Our choice: push up or be pulled down?

Suppose we hold an object such as a dumb bell in front of us. If we let go of it, it will fall down. If we want it to rise up, we need to consciously endeavor to lift it up. 

The same principle applies to our consciousness too. We need to conscientiously strive to keep it focused. If we don’t focus, it will automatically gravitate downward toward trivial or even terrible things. We may never think of doing such things, but worldly objects often exert a pull on our consciousness like the pull of gravity of physical objects. 

What if we don’t normally default toward bad things even when we aren’t focused on something constructive? That will be because of the positive impressions and habits we may have cultivated in our previous life.
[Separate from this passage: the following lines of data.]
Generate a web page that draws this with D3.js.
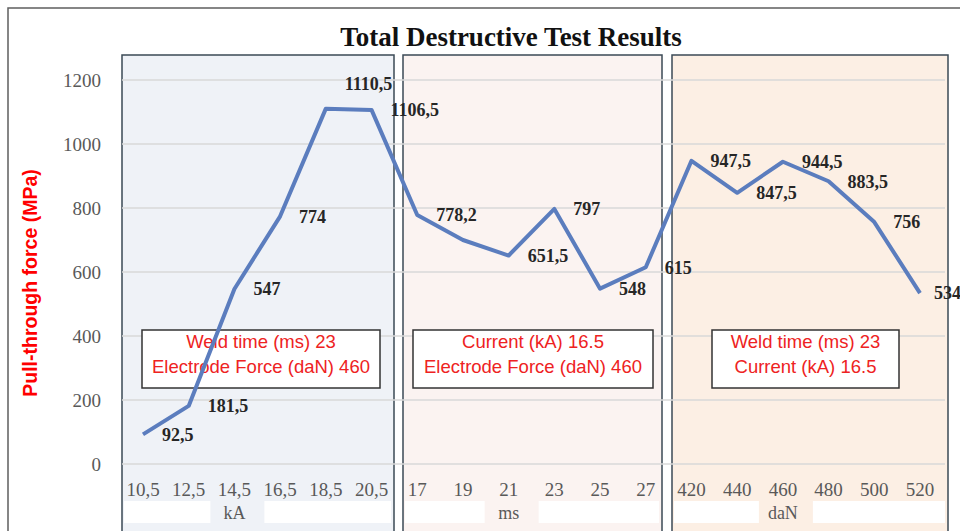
<!DOCTYPE html>
<html>
<head>
<meta charset="utf-8">
<script src="https://cdn.jsdelivr.net/npm/d3@7"></script>
<style>
  body { margin: 0; background: #fff; }
  svg { display: block; }
</style>
</head>
<body>
<svg id="chart" width="960" height="531"></svg>
<script>
// categories (three test series side by side)
const categories = ['10,5', '12,5', '14,5', '16,5', '18,5', '20,5',
  '17', '19', '21', '23', '25', '27',
  '420', '440', '460', '480', '500', '520'];
const values = [92.5, 181.5, 547, 774, 1110.5, 1106.5,
  778.2, 700, 651.5, 797, 548, 615,
  947.5, 847.5, 944.5, 883.5, 756, 534];
const yTicks = [0, 200, 400, 600, 800, 1000, 1200];
const groupStart = [0, 6, 12];
const groupUnits = ['kA', 'ms', 'daN'];
const groupNotes = [
  ['Weld time (ms) 23', 'Electrode Force (daN) 460'],
  ['Current (kA) 16.5', 'Electrode Force (daN) 460'],
  ['Weld time (ms) 23', 'Current (kA) 16.5']
];

// layout
const panelFill = ['#eff2f7', '#fbf3f1', '#fcefe4'];
const panelX = [[122, 394], [403, 662], [672, 948]];
const noteX = [[142, 380], [413, 653], [712, 899]];
const hiddenLabels = [7];
const liftedLabels = { 4: -25 };

const svg = d3.select('#chart');
const serif = '"Liberation Serif", "Times New Roman", serif';
const sans = '"Liberation Sans", Arial, sans-serif';

const x = d3.scalePoint().domain(d3.range(categories.length)).range([143, 920]);
const y = d3.scaleLinear().domain([0, 1200]).range([464, 80]);

// outer frame
svg.append('rect')
  .attr('x', 8).attr('y', 8).attr('width', 970).attr('height', 540)
  .attr('fill', '#fff').attr('stroke', '#5f5f5f').attr('stroke-width', 1.5);

svg.append('text')
  .attr('x', 511).attr('y', 46)
  .attr('text-anchor', 'middle')
  .style('font', `bold 27px ${serif}`)
  .attr('fill', '#111')
  .text('Total Destructive Test Results');

// panels
const panels = svg.append('g');
groupStart.forEach((s, i) => {
  const [l, r] = panelX[i];
  panels.append('rect')
    .attr('x', l).attr('y', 55).attr('width', r - l).attr('height', 490)
    .attr('fill', panelFill[i]).attr('stroke', '#3b4a55').attr('stroke-width', 1.5);
  const cx = x(s + 2);
  panels.append('rect')
    .attr('x', l + 2).attr('y', 501).attr('width', cx - 24 - l - 2).attr('height', 22)
    .attr('fill', '#fff');
  panels.append('rect')
    .attr('x', cx + 30).attr('y', 501).attr('width', r - 3 - cx - 30).attr('height', 22)
    .attr('fill', '#fff');
  panels.append('text')
    .attr('x', cx).attr('y', 519)
    .attr('text-anchor', 'middle')
    .style('font', `18px ${serif}`)
    .attr('fill', '#595959')
    .text(groupUnits[i]);
});

// grid + y axis
svg.append('g').selectAll('line')
  .data(yTicks).enter().append('line')
  .attr('x1', 122).attr('x2', 945)
  .attr('y1', d => y(d)).attr('y2', d => y(d))
  .attr('stroke', '#d9d9d9').attr('stroke-width', 1.5);

svg.append('g').selectAll('text')
  .data(yTicks).enter().append('text')
  .attr('x', 101).attr('y', d => y(d))
  .attr('dy', '0.35em')
  .attr('text-anchor', 'end')
  .style('font', `19px ${serif}`)
  .attr('fill', '#595959')
  .text(d => d);

svg.append('text')
  .attr('transform', 'translate(37,283) rotate(-90)')
  .attr('text-anchor', 'middle')
  .style('font', `bold 19.5px ${sans}`)
  .attr('fill', '#ff0000')
  .text('Pull-through force (MPa)');

// x tick labels
svg.append('g').selectAll('text')
  .data(categories).enter().append('text')
  .attr('x', (d, i) => x(i)).attr('y', 489)
  .attr('dy', '0.35em')
  .attr('text-anchor', 'middle')
  .style('font', `19px ${serif}`)
  .attr('fill', '#595959')
  .text(d => d);

// notes
groupNotes.forEach((lines, i) => {
  const [l, r] = noteX[i];
  const g = svg.append('g');
  g.append('rect')
    .attr('x', l).attr('y', 330).attr('width', r - l).attr('height', 58)
    .attr('fill', '#fff').attr('stroke', '#333').attr('stroke-width', 1.5);
  lines.forEach((t, k) => {
    g.append('text')
      .attr('x', (l + r) / 2).attr('y', 342 + k * 25)
      .attr('dy', '0.35em')
      .attr('text-anchor', 'middle')
      .style('font', `18.5px ${sans}`)
      .attr('fill', '#ee2222')
      .text(t);
  });
});

// series line
const line = d3.line()
  .x((d, i) => x(i))
  .y(d => y(d));

svg.append('path')
  .datum(values)
  .attr('d', line)
  .attr('fill', 'none')
  .attr('stroke', '#5b7dbe')
  .attr('stroke-width', 4)
  .attr('stroke-linejoin', 'round');

// data labels
svg.append('g').selectAll('text')
  .data(values.map((v, i) => ({ v, i })).filter(d => !hiddenLabels.includes(d.i)))
  .enter().append('text')
  .attr('x', d => x(d.i) + (d.i === values.length - 1 ? 14 : 19))
  .attr('y', d => y(d.v) + (liftedLabels[d.i] || 0))
  .attr('dy', '0.35em')
  .style('font', `bold 18px ${serif}`)
  .attr('fill', '#262626')
  .text(d => String(d.v).replace('.', ','));
</script>
</body>
</html>
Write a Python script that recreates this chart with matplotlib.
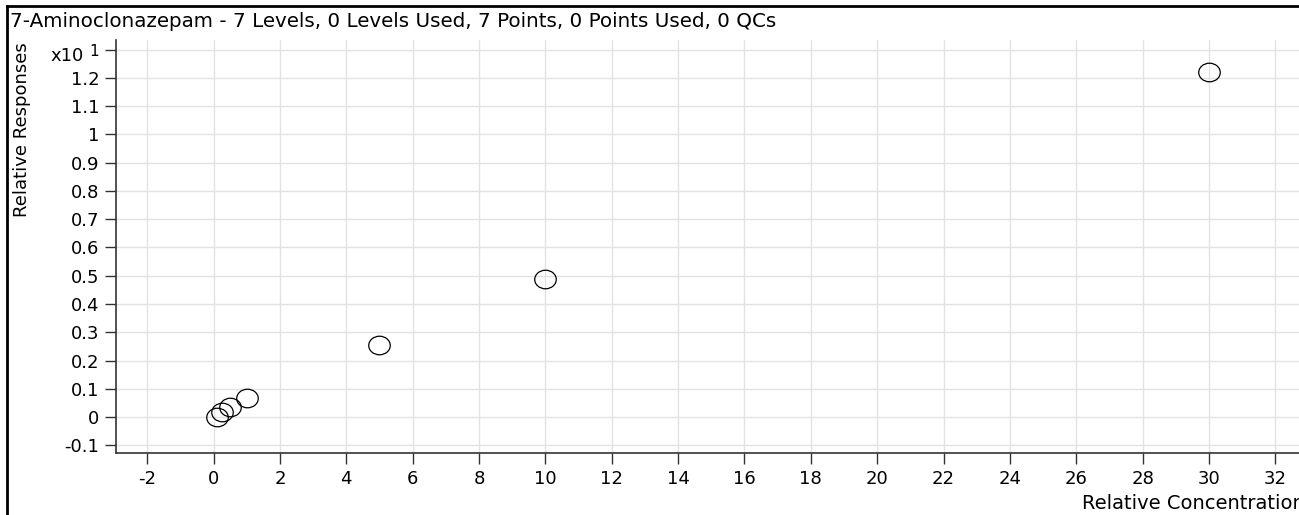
import numpy as np
import matplotlib
matplotlib.use("Agg")
import matplotlib.pyplot as plt
from matplotlib.path import Path
from matplotlib.markers import MarkerStyle
from matplotlib.lines import Line2D
from matplotlib.transforms import Affine2D

plt.rcParams['font.family'] = ['DejaVu Sans']

title = "7-Aminoclonazepam - 7 Levels, 0 Levels Used, 7 Points, 0 Points Used, 0 QCs"
conc = [0.1, 0.25, 0.5, 1, 5, 10, 30]
resp = [0.001, 0.018, 0.035, 0.066, 0.255, 0.489, 1.221]   # x10^1
xticks = list(range(-2, 33, 2))
yticks = [-0.1, 0, 0.1, 0.2, 0.3, 0.4, 0.5, 0.6, 0.7, 0.8, 0.9, 1, 1.1, 1.2, 1.3]
ytick_labels = ['-0.1', '0', '0.1', '0.2', '0.3', '0.4', '0.5', '0.6', '0.7', '0.8',
                '0.9', '1', '1.1', '1.2', '1']

fig = plt.figure(figsize=(12.99, 5.15), dpi=100)
ax = fig.add_axes([116 / 1299, 62 / 515, 1183 / 1299, 413 / 515])

# slightly wide ellipse marker like the original software
ell = Path.unit_circle().transformed(Affine2D().scale(1.16, 1.0))
ax.plot(conc, resp, linestyle='none', marker=MarkerStyle(ell), markersize=15.5,
        markerfacecolor='none', markeredgecolor='black', markeredgewidth=0.9, clip_on=False)

ax.set_xlim(-2.94, 32.71)
ax.set_ylim(-0.127, 1.334)
ax.set_xticks(xticks)
ax.set_xticklabels([str(t) for t in xticks])
ax.set_yticks(yticks)
ax.set_yticklabels(ytick_labels)
ax.tick_params(axis='both', direction='out', length=8, width=1, color='#333333',
               labelsize=13, pad=4)
ax.get_yticklabels()[-1].set_fontsize(11)
ax.grid(True, color='#e2e2e2', linewidth=1)
ax.set_axisbelow(True)
for s in ['top', 'right']:
    ax.spines[s].set_visible(False)
for s in ['left', 'bottom']:
    ax.spines[s].set_color('#333333')
    ax.spines[s].set_linewidth(1.2)

ax.set_ylabel("Relative Responses", fontsize=13)
ax.yaxis.set_label_coords(-0.072, 0.782)
fig.text(50 / 1299, 1 - 61 / 515, "x10", fontsize=13, ha='left', va='baseline')
fig.text(1082 / 1299, 1 - 509 / 515, "Relative Concentration", fontsize=14,
         ha='left', va='baseline')
fig.text(10 / 1299, 1 - 27 / 515, title, fontsize=14.3, ha='left', va='baseline')

# outer frame lines
fig.add_artist(Line2D([7 / 1299, 7 / 1299], [0, 1 - 5.5 / 515], color='black', linewidth=2))
fig.add_artist(Line2D([7 / 1299, 1], [1 - 5.5 / 515, 1 - 5.5 / 515], color='black', linewidth=2))

fig.savefig("out.png", dpi=100)
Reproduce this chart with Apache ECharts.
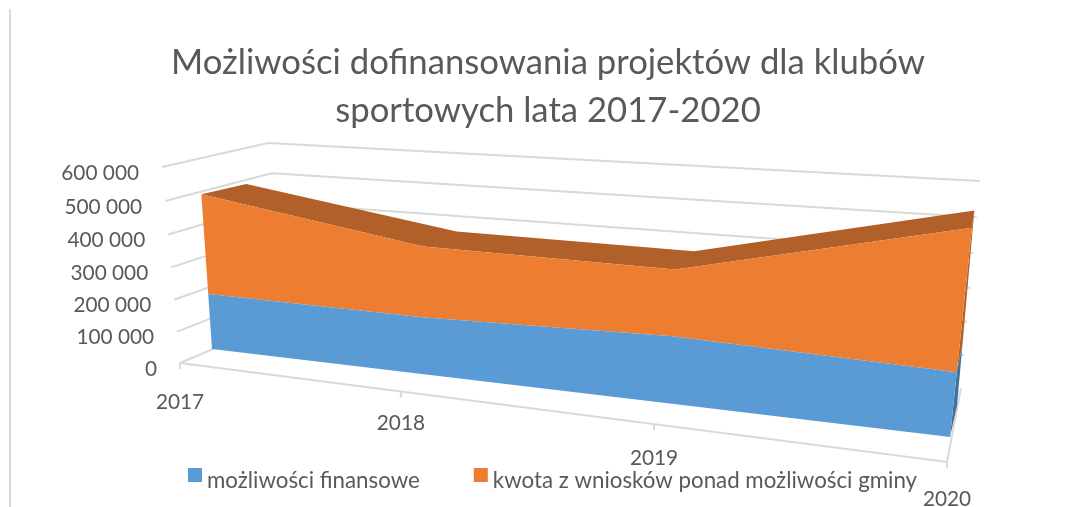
<!DOCTYPE html>
<html>
<head>
<meta charset="utf-8">
<title>Możliwości dofinansowania</title>
<script src="https://cdn.jsdelivr.net/npm/echarts@6/dist/echarts.min.js"></script>
<style>
  html, body { margin: 0; padding: 0; background: #fff; }
  #chart { width: 1072px; height: 507px; }
</style>
</head>
<body>
<div id="chart"></div>
<script>
const years = ['2017', '2018', '2019', '2020']
const finansowe = [180000, 176000, 195000, 176000]
const ponad = [315000, 213000, 188000, 375000]
const valueTicks = [0, 100000, 200000, 300000, 400000, 500000, 600000]

const BLUE = '#5B9BD5'
const ORANGE = '#ED7D31'
const BROWN = '#B26029'
const TEXT = '#595959'
const GRIDLINE = '#D9D9D9'
const FONT = 'Lato'

// maps the flat plot square onto a perspective quad (3d look of the excel chart)
function quadMap(p00, p10, p11, p01) {
  const dx1 = p10[0] - p11[0], dx2 = p01[0] - p11[0], sx = p00[0] - p10[0] + p11[0] - p01[0]
  const dy1 = p10[1] - p11[1], dy2 = p01[1] - p11[1], sy = p00[1] - p10[1] + p11[1] - p01[1]
  const den = dx1 * dy2 - dx2 * dy1
  const g = (sx * dy2 - dx2 * sy) / den
  const h = (dx1 * sy - sx * dy1) / den
  const a = p10[0] - p00[0] + g * p10[0], b = p01[0] - p00[0] + h * p01[0]
  const d = p10[1] - p00[1] + g * p10[1], e = p01[1] - p00[1] + h * p01[1]
  return (u, v) => {
    const w = g * u + h * v + 1
    return [(a * u + b * v + p00[0]) / w, (d * u + e * v + p00[1]) / w]
  }
}

const floorPlane = quadMap([180, 363], [947, 462], [972, 223], [162, 167])
const wallPlane = quadMap([288, 317], [961, 388], [980, 181], [268, 143])
const frontPlane = quadMap([212, 349], [950, 437], [974, 208], [199, 160])
const backPlane = quadMap([261, 328], [957, 406], [976, 192], [243, 152])

const xLabelDrop = [39, 32, 34, 37]

function unit(params, api, i, value) {
  const c = api.coord([i, value])
  const box = params.coordSys
  return [(c[0] - box.x) / box.width, 1 - (c[1] - box.y) / box.height]
}

function poly(points, fill) {
  return { type: 'polygon', shape: { points }, style: { fill } }
}

function gridLine(points) {
  return {
    type: 'polyline',
    shape: { points },
    style: { fill: 'none', stroke: GRIDLINE, lineWidth: 2 },
  }
}

function label(text, x, y, align) {
  return {
    type: 'text',
    style: {
      text, x, y,
      fill: TEXT,
      font: '20.8px ' + FONT,
      align, verticalAlign: 'middle',
      textAlign: align, textVerticalAlign: 'middle',
    },
  }
}

function renderFrame(params, api) {
  const children = []
  valueTicks.forEach((tick) => {
    const [, v] = unit(params, api, 0, tick)
    const pts = [floorPlane(0, v), wallPlane(0, v)]
    if (tick > 0) pts.push(wallPlane(1, v))
    children.push(gridLine(pts))
    const start = floorPlane(0, v)
    children.push(label(tick.toLocaleString('pl-PL').replace(/\s/g, ' '), start[0] - 23, start[1] + 6, 'right'))
  })
  const [, v0] = unit(params, api, 0, 0)
  children.push(gridLine([floorPlane(0, v0), floorPlane(1, v0), wallPlane(1, v0)]))
  years.forEach((year, i) => {
    const [u] = unit(params, api, i, 0)
    const p = floorPlane(u, v0)
    children.push(gridLine([p, [p[0], p[1] + 6]]))
    children.push(label(year, p[0], p[1] + xLabelDrop[i], 'center'))
  })
  return { type: 'group', children }
}

function stacked(i, level) {
  return level === 0 ? 0 : level === 1 ? finansowe[i] : finansowe[i] + ponad[i]
}

// front face of one stacked band, one polygon over all the categories
function renderBand(level, color) {
  return (params, api) => {
    if (api.value(0) !== 0) return null
    const lower = years.map((y, i) => unit(params, api, i, stacked(i, level - 1)))
    const upper = years.map((y, i) => unit(params, api, i, stacked(i, level)))
    return poly(lower.concat(upper.reverse()).map(([u, v]) => frontPlane(u, v)), color)
  }
}

// the dark roof of the top band
function renderRoof(params, api) {
  if (api.value(0) !== 0) return null
  const top = years.map((y, i) => unit(params, api, i, stacked(i, 2)))
  const front = top.map(([u, v]) => frontPlane(u, v))
  const back = top.reverse().map(([u, v]) => backPlane(u, v))
  return poly(front.concat(back), BROWN)
}

// thin dark sliver on the right end of the bands
function renderSide(level, color) {
  return (params, api) => {
    const last = years.length - 1
    const a = unit(params, api, last, stacked(last, level - 1))
    const b = unit(params, api, last, stacked(last, level))
    return poly([frontPlane(a[0], a[1]), frontPlane(b[0], b[1]), backPlane(b[0], b[1]), backPlane(a[0], a[1])], color)
  }
}

const indexed = (values) => values.map((v, i) => [i, v])

const chart = echarts.init(document.getElementById('chart'))
chart.setOption({
  animation: false,
  title: {
    text: 'Możliwości dofinansowania projektów dla klubów\nsportowych lata 2017-2020',
    left: 543,
    top: 34,
    textAlign: 'center',
    textStyle: { color: TEXT, fontFamily: FONT, fontWeight: 'normal', fontSize: 34.7, lineHeight: 48 },
  },
  legend: {
    left: 188,
    top: 468,
    padding: 0,
    itemWidth: 14,
    itemHeight: 14,
    itemGap: 54,
    data: [
      { name: 'możliwości finansowe', icon: 'rect' },
      { name: 'kwota z wniosków ponad możliwości gminy', icon: 'rect' },
    ],
    // the labels sit lower than the swatches in the reference
    formatter: (name) => `{low|${name}}`,
    textStyle: {
      rich: {
        low: { color: TEXT, fontFamily: FONT, fontSize: 22.3, padding: [12, 0, 0, 0] },
      },
    },
  },
  grid: { left: 0, right: 0, top: 0, bottom: 0 },
  xAxis: { type: 'category', boundaryGap: false, data: years, show: false },
  yAxis: { type: 'value', min: 0, max: 600000, interval: 100000, show: false },
  graphic: [
    { type: 'line', shape: { x1: 10, y1: 9, x2: 10, y2: 507 }, style: { stroke: GRIDLINE, lineWidth: 2 } },
  ],
  series: [
    { name: 'frame', type: 'custom', silent: true, clip: false, renderItem: renderFrame, data: [[0, 0]], z: 1 },
    { name: 'roof', type: 'custom', silent: true, clip: false, renderItem: renderRoof, data: indexed(ponad), z: 2 },
    { name: 'side-top', type: 'custom', silent: true, clip: false, renderItem: renderSide(2, BROWN), data: [[3, 0]], z: 2 },
    { name: 'side-bottom', type: 'custom', silent: true, clip: false, renderItem: renderSide(1, '#41719C'), data: [[3, 0]], z: 2 },
    {
      name: 'kwota z wniosków ponad możliwości gminy',
      type: 'custom', silent: true, clip: false,
      renderItem: renderBand(2, ORANGE),
      itemStyle: { color: ORANGE },
      data: indexed(ponad),
      z: 3,
    },
    {
      name: 'możliwości finansowe',
      type: 'custom', silent: true, clip: false,
      renderItem: renderBand(1, BLUE),
      itemStyle: { color: BLUE },
      data: indexed(finansowe),
      z: 3,
    },
  ],
})
</script>
</body>
</html>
However, life will sooner or later place us in provocative situations such as temptations or tribulations that we will feel impelled to do things we normally would never do. And once we cross one ethical boundary, we will be impelled to cross that boundary more frequently, excessively and nonchalantly. 

Pertiently, Gita wisdom explains that our mind, which is the channel through which our consciousness goes toward the world, is constantly active. Unless it is given something constructive to do, it will soon do something destructive. No wonder the Bhagavad-gita (06.06) cautions that our mind will become our enemy unless we learn to control it and make it our friend. 

To avoid gravitating downward, we need to not just do something conscientiously at every moment of our life, but also to to plan something worthwhile with our life. Gita wisdom provides us a worldview that infuses us with a majestically meaningful purpose. Thus, we can avoid self-destruction and progress toward self-actualization. 

One-sentence summary:

If we don’t do something good with our life, life will do something bad with us.

Think it over:

  • How will we gravitate toward the undesirable even without planning or intending?
  • How can we keep ourselves conscientiously engaged?
  • How can you use Gita wisdom to infuse your life with spiritual purpose?